Haringey Council announced the decision at 9.15pm last night, one week after the first of two hearings at the civic centre.
The review had been brought by the Friends of Finsbury Park (FoFP) group, which had already seen its efforts to have the festival kicked out of the park rejected at the High Court.
Campaigners pointed to the anti-social behaviour the festival brings to surrounding streets that hundreds of festivalgoers pour into after the music stops. Among the complaints were drug taking and dealing, urination, vomiting and excrement on doorsteps.
The group also commissioned a sound survey at last year’s festival showing sound limits were exceeded.

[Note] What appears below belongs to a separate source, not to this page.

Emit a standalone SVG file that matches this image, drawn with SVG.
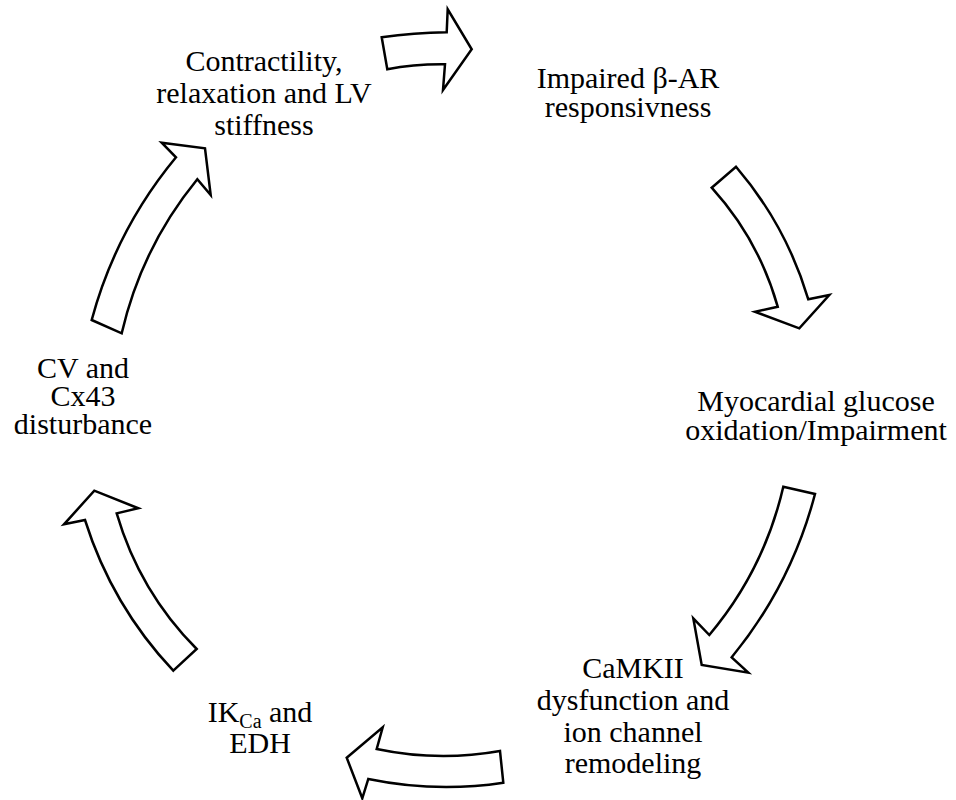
<svg xmlns="http://www.w3.org/2000/svg" width="956" height="800" viewBox="0 0 956 800">
<style>
.t{font-family:"Liberation Serif","Times New Roman",serif;font-size:30px;fill:#000;text-anchor:middle}
.a{fill:#fff;stroke:#000;stroke-width:2.5;stroke-linejoin:miter}
</style>
<rect width="956" height="800" fill="#fff"/>
<g id="connectors">
<path class="a" d="M381.7,37.3 Q414,33 446.7,32.3 L447.7,9.3 L471.7,49.3 L443,90 L445,64.3 Q414,64 387.3,69.3 Z"/>
<path class="a" d="M711.7,187.7 L736,166.7 Q786.2,225.3 808.3,299.3 L829.3,295 L799.3,328.3 L755,311.7 L777.7,306.7 Q758.7,239.5 711.7,187.7 Z"/>
<path class="a" d="M783.3,486.7 L815,494 Q791.2,584.8 731.7,657.3 L748.3,672.7 L701.7,665 L693.3,618.3 L709.3,635 Q764.1,570 783.3,486.7 Z"/>
<path class="a" d="M346.7,757.7 L382.7,727.3 L376.7,749 Q438,762 500,751 L503.3,782.7 Q436,793 368.3,779 L362.3,798.3 Z"/>
<path class="a" d="M173.3,670.7 L196.7,649 Q139.5,591.4 116.7,513.3 L138.3,508.3 L94.3,490.7 L64,524.3 L85,520 Q112,605.6 173.3,670.7 Z"/>
<path class="a" d="M91.7,320 L121.7,333.3 Q141.5,247.5 197.3,179.3 L210.7,195 L205,148.3 L161.7,142.7 L176,157.3 Q115.9,229.9 91.7,320 Z"/>
</g>
<g id="n1"><text class="t" x="264" y="71">Contractility,</text><text class="t" x="264" y="103">relaxation and LV</text><text class="t" x="264" y="135">stiffness</text></g>
<g id="n2"><text class="t" x="628" y="88">Impaired β-AR</text><text class="t" x="628" y="117">responsivness</text></g>
<g id="n3"><text class="t" x="816" y="411">Myocardial glucose</text><text class="t" x="816" y="440">oxidation/Impairment</text></g>
<g id="n4"><text class="t" x="633" y="678">CaMKII</text><text class="t" x="633" y="710">dysfunction and</text><text class="t" x="633" y="742">ion channel</text><text class="t" x="633" y="773">remodeling</text></g>
<g id="n5"><text class="t" x="260" y="722">IK<tspan font-size="20" dy="6">Ca</tspan><tspan dy="-6"> and</tspan></text><text class="t" x="260" y="753">EDH</text></g>
<g id="n6"><text class="t" x="83" y="378">CV and</text><text class="t" x="83" y="406">Cx43</text><text class="t" x="83" y="434">disturbance</text></g>
</svg>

It ambitiously proposed the festival capacity should be reduced from 45,000 ticketholders to 10,000.
Councillors on the licensing committee, chaired by Cllr Vincent Carroll, found some licensing objectives were undermined – public nuisance and the protection of children from harm – but decided to amend conditions on the licence rather than revoke it.
The last day of the festival will now finish half-an-hour earlier at 9.30pm, expletives will be discouraged and new sound level limits and monitoring will be in place. There will also be added security staff in streets surrounding the park.
FoFP now has 21 days to decide whether to appeal the decision. Reacting to the news, FoFP chair Simon Hunt said: “We haven’t taken any decision yet about whether to pursue this and we are just in the process of consulting our legal advisors.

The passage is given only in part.